Parrocchia
MARIA REGINA MUNDI
Nichelino (To)
interno chiesa

SACRAMENTO DELL'UNZIONE DEGLI INFERMI

Gesù fa della cura dei malati un segno privilegiato della salvezza che viene: «Andava attorno per tutte le città e i villaggi... predicando il vangelo del regno e curando ogni malattia e infermità» (Mt 9,35). I discepoli dovranno avere la stessa attenzione premurosa, quale parte integrante dell’evangelizzazione: «Gesù li inviò dopo averli così istruiti:... “Predicate che il regno dei cieli è vicino. Guarite gli infermi”» (Mt 10,57-8). È significativo che già alla prima uscita dei discepoli trovi risalto il gesto dell’unzione, quasi un preludio del futuro sacramento: «Predicavano che la gente si convertisse, scacciavano molti demòni, ungevano di olio molti infermi e li guarivano» (Mc 6,12-13).

L’unzione e la sua efficacia salvifica

Possono ricevere il sacramento i fedeli il cui stato di salute risulta seriamente compromesso per malattia o vecchiaia. Il conferimento del sacramento si può ripetere quando ve ne sia ragione. Non bisogna riservarlo ai soli moribondi né, d’altra parte, darlo indiscriminatamente a tutti gli anziani, compresi quelli in piena salute e vitalità. Il rito prevede che il ministro del sacramento applichi l’olio sulla fronte e sulle mani, perché l’uomo pensa e agisce, e pronunzi al tempo stesso la seguente formula: «Per questa santa unzione e la sua piissima misericordia ti aiuti il Signore con la grazia dello Spirito Santo.

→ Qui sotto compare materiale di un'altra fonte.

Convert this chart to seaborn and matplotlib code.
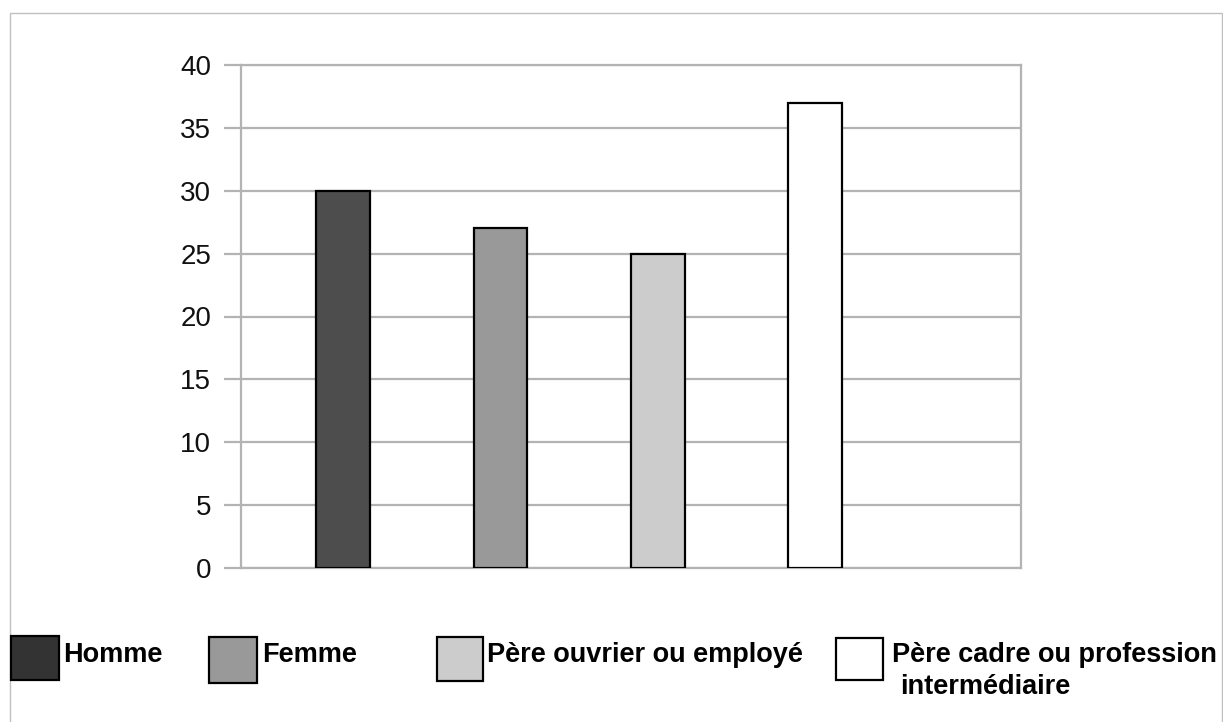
import matplotlib
matplotlib.use("Agg")
import matplotlib.pyplot as plt
import seaborn as sns
import pandas as pd
from matplotlib.patches import Rectangle

categories = ["Homme", "Femme", "Père ouvrier ou employé", "Père cadre ou profession intermédiaire"]
values = [30, 27, 25, 37]
bar_colors = ["#4d4d4d", "#999999", "#cccccc", "#ffffff"]
legend_colors = ["#333333", "#999999", "#cccccc", "#ffffff"]
legend_labels = ["Homme", "Femme", "Père ouvrier ou employé", "Père cadre ou profession"]
legend_line2 = "intermédiaire"
yticks = [0, 5, 10, 15, 20, 25, 30, 35, 40]

sns.set_theme(style="white")
plt.rcParams["font.family"] = ["Liberation Sans", "DejaVu Sans"]

W, H = 1223, 722
fig = plt.figure(figsize=(W / 100, H / 100), dpi=100)
fig.patch.set_facecolor("white")

# outer border
fig.patches.append(Rectangle((10 / W, -0.01), 1212 / W, (H - 13) / H + 0.01,
                             transform=fig.transFigure, fill=False,
                             edgecolor="#c0c0c0", linewidth=1.0))

ax = fig.add_axes([241 / W, (H - 568) / H, 780 / W, 503 / H])
df = pd.DataFrame({"cat": categories, "val": values})
sns.barplot(data=df, x="cat", y="val", hue="cat", palette=bar_colors,
            width=0.343, edgecolor="black", linewidth=1.6, legend=False,
            ax=ax, zorder=3)

ax.set_xlim(-0.65, 4.31)
ax.set_ylim(0, 40)
ax.set_yticks(yticks)
ax.set_yticklabels([str(t) for t in yticks], fontsize=20, color="#111111")
ax.set_xticks([])
ax.set_xlabel("")
ax.set_ylabel("")
ax.yaxis.grid(True, color="#b3b3b3", linewidth=1.6, zorder=0)
ax.set_axisbelow(True)
ax.tick_params(axis="y", length=12.5, width=1.6, color="#b3b3b3", pad=9, left=True)
for s in ax.spines.values():
    s.set_color("#b3b3b3")
    s.set_linewidth(1.6)

# legend drawn manually
sq_x0 = [11, 209, 437, 836]
sq_x1 = [59, 257, 483, 883]
sq_y0 = [636, 637, 637, 638]
sq_y1 = [680, 683, 681, 680]
text_x = [63, 262, 487, 892]
for i in range(4):
    fig.patches.append(Rectangle((sq_x0[i] / W, (H - sq_y1[i]) / H),
                                 (sq_x1[i] - sq_x0[i]) / W, (sq_y1[i] - sq_y0[i]) / H,
                                 transform=fig.transFigure, facecolor=legend_colors[i],
                                 edgecolor="black", linewidth=1.6))
    fig.text(text_x[i] / W, (H - 662) / H, legend_labels[i], fontsize=19.5,
             fontweight="bold", ha="left", va="baseline", color="black")
fig.text(900 / W, (H - 694) / H, legend_line2, fontsize=19.5,
         fontweight="bold", ha="left", va="baseline", color="black")

fig.savefig("out.png", dpi=100, facecolor="white")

E, liberandoti dai peccati ti salvi e nella sua bontà ti sollevi». Particolarmente utili sono le celebrazioni comunitarie: sia per i malati, che avvertono intorno a sé la preghiera e l’amicizia della comunità, sia per la comunità, che riceve dai malati una testimonianza di fede, di generosità nel sacrificio e di libertà interiore nei confronti delle cose terrene, ed è oltretutto bisognosa di essere aiutata a superare la mentalità che spinge a celebrare l’unzione all’ultimo momento, in fretta e quasi di nascosto.

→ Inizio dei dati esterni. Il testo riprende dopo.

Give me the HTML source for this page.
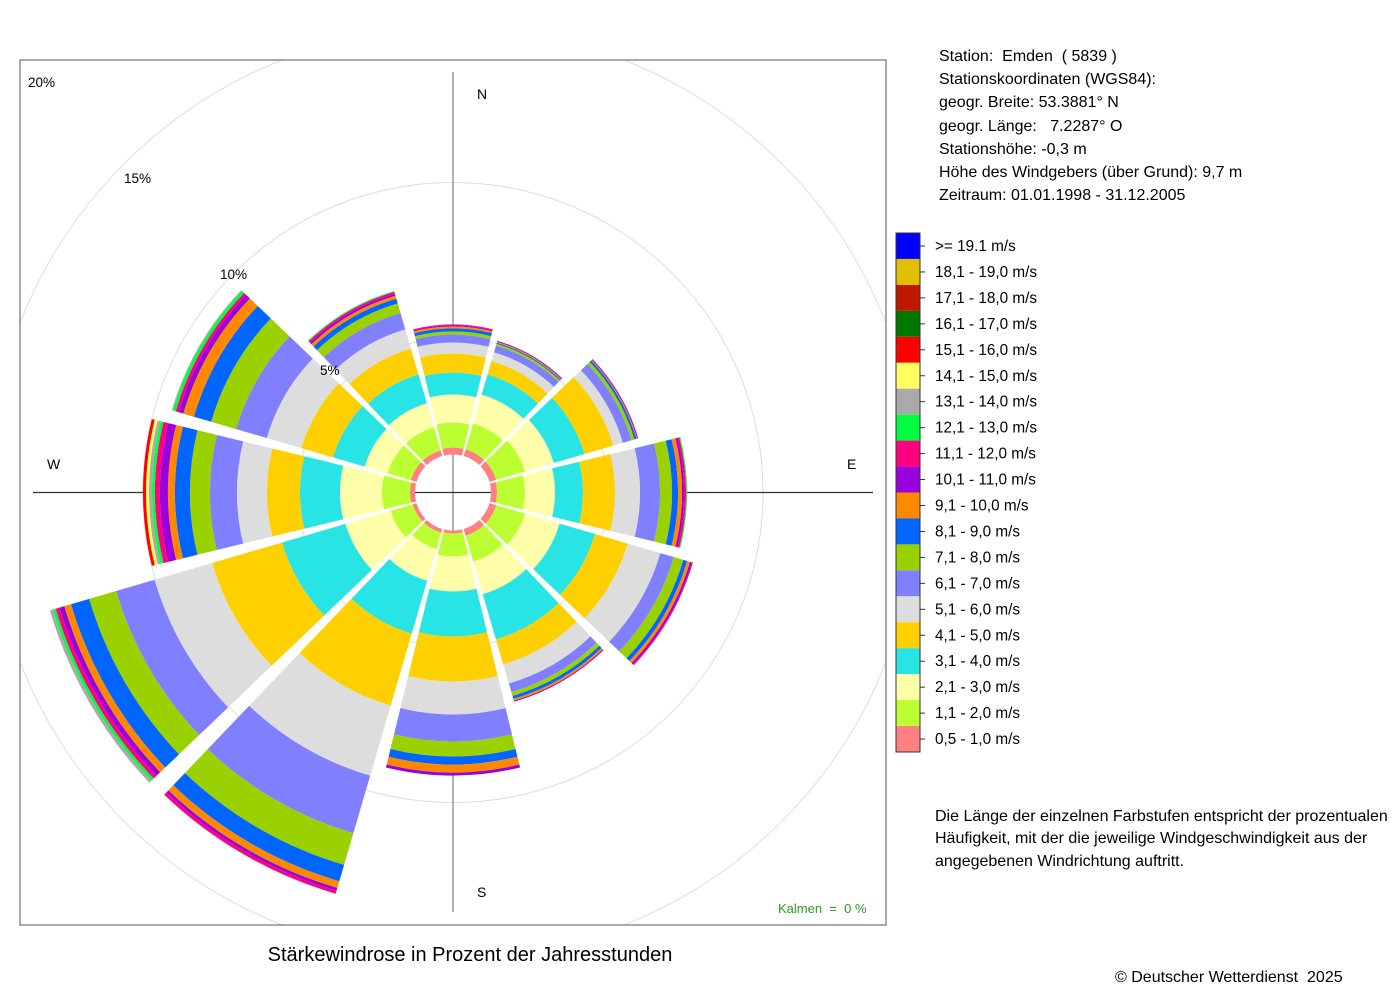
<!DOCTYPE html>
<html><head><meta charset="utf-8"><style>
html,body{margin:0;padding:0;background:#fff;overflow:hidden;width:1400px;height:1000px;}
svg{display:block;font-family:"Liberation Sans",sans-serif;}
text{white-space:pre;}
</style></head><body>
<svg id="s" width="1400" height="1000" viewBox="0 0 1400 1000" xmlns="http://www.w3.org/2000/svg" xml:space="preserve">
<defs><clipPath id="cp"><rect x="20" y="60" width="866" height="865"/></clipPath></defs>
<g clip-path="url(#cp)" fill="none" stroke="#dddddd" stroke-width="1">
<circle cx="453" cy="492.5" r="155"/><circle cx="453" cy="492.5" r="310"/>
<circle cx="453" cy="492.5" r="465"/><circle cx="453" cy="492.5" r="620"/>
</g>
<line x1="453" y1="72" x2="453" y2="912" stroke="#888" stroke-width="1.3"/>
<line x1="33" y1="492.5" x2="873" y2="492.5" stroke="#333" stroke-width="1.3"/>
<g id="rose"></g>
<rect x="20" y="60" width="866" height="865" fill="none" stroke="#555" stroke-width="1"/>
<g font-size="14" fill="#000">
<text x="477" y="99">N</text><text x="847" y="469">E</text><text x="477" y="897">S</text><text x="47" y="469">W</text>
</g>
<g font-size="13.5" fill="#000">
<text x="28" y="87">20%</text><text x="124" y="183">15%</text><text x="220" y="279">10%</text><text x="320" y="375">5%</text>
</g>
<text x="778" y="913" font-size="13" fill="#2a9a2a">Kalmen  =  0 %</text>
<text x="470" y="961" font-size="20" text-anchor="middle" fill="#000">Stärkewindrose in Prozent der Jahresstunden</text>
<g font-size="16" fill="#000">
<text x="939" y="61">Station:  Emden  ( 5839 )</text>
<text x="939" y="84">Stationskoordinaten (WGS84):</text>
<text x="939" y="107">geogr. Breite: 53.3881° N</text>
<text x="939" y="131">geogr. Länge:   7.2287° O</text>
<text x="939" y="154">Stationshöhe: -0,3 m</text>
<text x="939" y="177">Höhe des Windgebers (über Grund): 9,7 m</text>
<text x="939" y="200">Zeitraum: 01.01.1998 - 31.12.2005</text>
<text x="935" y="821">Die Länge der einzelnen Farbstufen entspricht der prozentualen</text>
<text x="935" y="843">Häufigkeit, mit der die jeweilige Windgeschwindigkeit aus der</text>
<text x="935" y="866">angegebenen Windrichtung auftritt.</text>
<text x="1115" y="982">© Deutscher Wetterdienst  2025</text>
</g>
<g id="leg"></g>
</svg>
<script>
var NS="http://www.w3.org/2000/svg";
var cx=453,cy=492.5,r0=38;
var cols=["#ff8080","#bbff33","#ffffaa","#28e4e4","#ffd000","#dddddd","#8080ff","#99d200","#0066ff","#ff8800","#9900dd","#ff0080","#00ff40","#aaaaaa","#ffff60","#ff0000"];
var data=[
[45,70,98,120,139,150,158,161,164,166,167,168],
[45,72,102,123,137,146,153,155,156,157,158],
[45,75,105,137,167,177,186,189,191,192,193],
[44,72,102,130,162,187,207,219,225,229,231,233,234],
[45,75,111,148,182,216,230,240,244,247,249,250],
[45,72,106,153,179,199,208,212,215,217,218],
[41,64,99,144,189,222,249,264,272,280,283],
[42,59,92,147,222,295,355,388,405,412,415,418],
[42,65,112,178,251,311,351,379,398,405,410,414,417,420],
[43,71,113,153,186,216,243,263,278,285,293,298,301,304,307,310],
[44,68,92,125,158,194,226,252,270,281,286,289,292,293],
[44,68,93,123,150,170,187,197,202,205,207,209,210]];
function pt(r,a){a=a*Math.PI/180;return (cx+r*Math.sin(a)).toFixed(2)+","+(cy-r*Math.cos(a)).toFixed(2);}
var g=document.getElementById("rose");
data.forEach(function(d,i){
 var c=i*30,a1=c-13.7,a2=c+13.7,prev=r0;
 d.forEach(function(r,j){
  var p=document.createElementNS(NS,"path");
  p.setAttribute("d","M"+pt(prev,a1)+" L"+pt(r,a1)+" A"+r+","+r+" 0 0 1 "+pt(r,a2)+" L"+pt(prev,a2)+" A"+prev+","+prev+" 0 0 0 "+pt(prev,a1)+"Z");
  p.setAttribute("fill",cols[j]);
  g.appendChild(p);prev=r;
 });
});
var lc=["#0000ff","#e0c000","#c01800","#007700","#ff0000","#ffff60","#aaaaaa","#00ff40","#ff0080","#9900dd","#ff8800","#0066ff","#99d200","#8080ff","#dddddd","#ffd000","#28e4e4","#ffffaa","#bbff33","#ff8080"];
var lt=[">= 19.1 m/s","18,1 - 19,0 m/s","17,1 - 18,0 m/s","16,1 - 17,0 m/s","15,1 - 16,0 m/s","14,1 - 15,0 m/s","13,1 - 14,0 m/s","12,1 - 13,0 m/s","11,1 - 12,0 m/s","10,1 - 11,0 m/s","9,1 - 10,0 m/s","8,1 - 9,0 m/s","7,1 - 8,0 m/s","6,1 - 7,0 m/s","5,1 - 6,0 m/s","4,1 - 5,0 m/s","3,1 - 4,0 m/s","2,1 - 3,0 m/s","1,1 - 2,0 m/s","0,5 - 1,0 m/s"];
var L=document.getElementById("leg"),h="";
for(var i=0;i<20;i++){var y=233+i*25.95;
h+='<rect x="896" y="'+y+'" width="24" height="25.95" fill="'+lc[i]+'"/>';
h+='<line x1="920" y1="'+(y+13)+'" x2="925" y2="'+(y+13)+'" stroke="#333"/>';
h+='<text x="935" y="'+(y+18)+'" font-size="15.3" fill="#000">'+lt[i].replace(">","&gt;")+'</text>';}
h+='<rect x="896" y="233" width="24" height="519" fill="none" stroke="#333"/>';
L.innerHTML=h;
</script>
</body></html>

Si tratta di una preghiera umile e fiduciosa, che non ha niente a che fare con la magia: la Chiesa «affida gli ammalati al Signore sofferente e glorificato, perché egli conceda loro sollievo e salvezza; e li esorta ad associarsi spontaneamente alla passione e alla morte di Cristo, per cooperare al bene del popolo di Dio». Nel momento in cui le nostre forze vengono meno, il sacramento, con il dono dello Spirito di consolazione, ci conforma a Cristo sofferente e glorioso, perché con lui offriamo noi stessi al Padre; rafforza la nostra fede e ci dà sollievo spirituale; ci purifica dai disordini interiori lasciati dal peccato, proseguendo il rinnovamento iniziato con il sacramento della penitenza; ci libera dai peccati stessi nel caso che sia impossibile confessarsi; infine, se così dispone la Provvidenza, può anche procurarci un miglioramento della salute fisica. La potenza del Signore risorto e del suo Spirito si manifesta sia concedendo ad alcuni la grazia della guarigione fisica sia, e ancor più, concedendo a molti altri la grazia di dare senso alla malattia.


IL VIATICO

Quando la situazione di malattia è particolarmente grave, tanto da far prevedere la morte, è prassi antichissima della Chiesa unire alla celebrazione dell’unzione il conferimento della comunione eucaristica in forma di “viatico”. Cibo per il viaggio, il pane eucaristico sostiene il cristiano nel passaggio da questo mondo al Padre e lo munisce della garanzia della risurrezione, secondo la parola del Signore: «Chi mangia la mia carne e beve il mio sangue ha la vita eterna e io lo risusciterò nell’ultimo giorno» (Gv 6,54). È perciò un atto di vero amore confortare i propri cari con questo sacramento, l’ultimo prima che essi vedano Dio al di là dei segni sacramentali e partecipino alla gioia ineffabile del convito eterno. D’altra parte il morente, ricevendo il viatico, testimonia in modo significativo la fede nella vita eterna, di cui il cristiano è erede dal giorno del suo battesimo.

Il sacramento dell’unzione dà al malato una grazia di consolazione e di purificazione; lo unisce al Signore Gesù nel suo mistero pasquale, in modo da conferire alla malattia una fecondità spirituale: «Completo nella mia carne quello che manca ai patimenti di Cristo, a favore del suo corpo che è la Chiesa» (Col 1,24).